Tokens are flexible and easier to launch, which is why most new Web3 projects—including GameFi, DeFi, AI, RWAs, and SocialFi—start with token issuance.

The 3 Key Types of Crypto Tokens

Crypto tokens can serve many purposes, but most fall into three core categories. Understanding these helps evaluate a project's structure, value, and regulatory implications.

1. Utility Tokens

Utility tokens provide access to a product, service, or function within a specific blockchain ecosystem. They are not designed as investments (although investors often speculate on their value).

Common Use Cases

  • Payment of in-app fees

  • Governance voting

  • Access to premium features

  • Staking for rewards

  • Participation in launchpads or DeFi programs

Examples

  • UNI (Uniswap) – used for governance in the Uniswap protocol.

  • MATIC (Polygon) – initially a token on Ethereum before Polygon launched its upgraded PoS chain.

  • LINK (Chainlink) – powers oracle operations and node rewards.

  • KOM (Kommunitas) – unlocks tier-less launchpad allocations and staking benefits.

Utility tokens are essential for protocol operations but do not represent ownership shares.

2. Security Tokens

Security tokens represent ownership or financial rights, similar to traditional securities.
They often provide:

  • Equity ownership

  • Profit-sharing

  • Dividends

  • Voting rights proportional to ownership

These tokens are typically regulated, requiring compliance with securities laws.

Examples

  • tZERO – tokenized equity platform operating under U.S. securities regulation.

  • Securitize-issued tokens – real-world assets (RWA) and equity shares in tokenized form.

Security tokens bring traditional finance (stocks, bonds, real estate) into the blockchain environment.

3. Stablecoins

Stablecoins are tokens whose value is pegged to a stable asset, usually fiat currency like USD. Their purpose is to provide price stability in volatile crypto markets.

Types of Stablecoins

  • Fiat-backed – collateralized by actual fiat reserves (e.g., USDT, USDC).

  • Crypto-collateralized – backed by over-collateralized crypto assets (e.g., DAI).

  • Algorithmic – pegged via supply-adjusting algorithms (high-risk, many have failed).

Examples

  • USDT (Tether) – largest stablecoin by market cap, backed by treasury assets.

  • USDC (Circle) – widely used in DeFi, transparent reserve reporting.

  • DAI (MakerDAO) – decentralized, crypto-collateralized stablecoin.

Stablecoins are the backbone of on-chain payments, trading pairs, and liquidity pools.

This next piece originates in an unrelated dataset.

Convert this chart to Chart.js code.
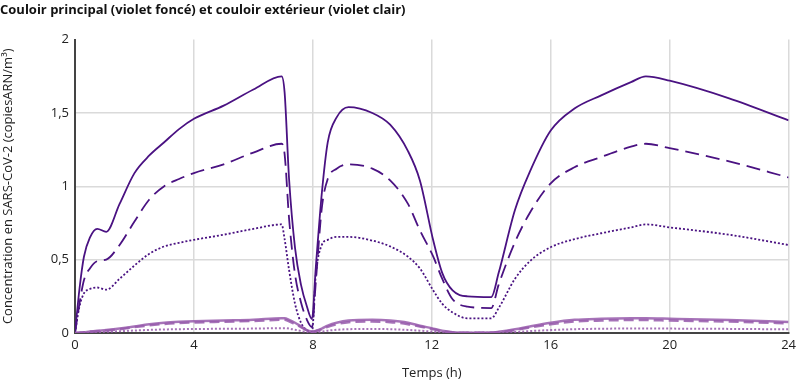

Coins vs. Tokens: Why the Distinction Matters

Understanding the difference is crucial for evaluating crypto projects, especially within launchpads and early-stage ecosystems:

For Investors

  • Coins often imply more established infrastructure and long-term utility.

  • Tokens reflect a project’s economic model, incentives, and real product usage.

For Builders

  • Launching a coin requires building a blockchain—complex and expensive.

  • Launching a token is faster, more flexible, and suitable for most dApps.

For Regulators

  • Security tokens fall under strict rules.

  • Utility tokens remain a gray area depending on jurisdiction and usage.

Final Thoughts

Coins and tokens serve different but complementary roles in the crypto economy. Coins anchor networks, while tokens power applications built on top of those networks. By understanding how each works—and the categories of tokens—you gain a stronger foundation for evaluating blockchain projects, especially in an environment where real utility matters more than hype.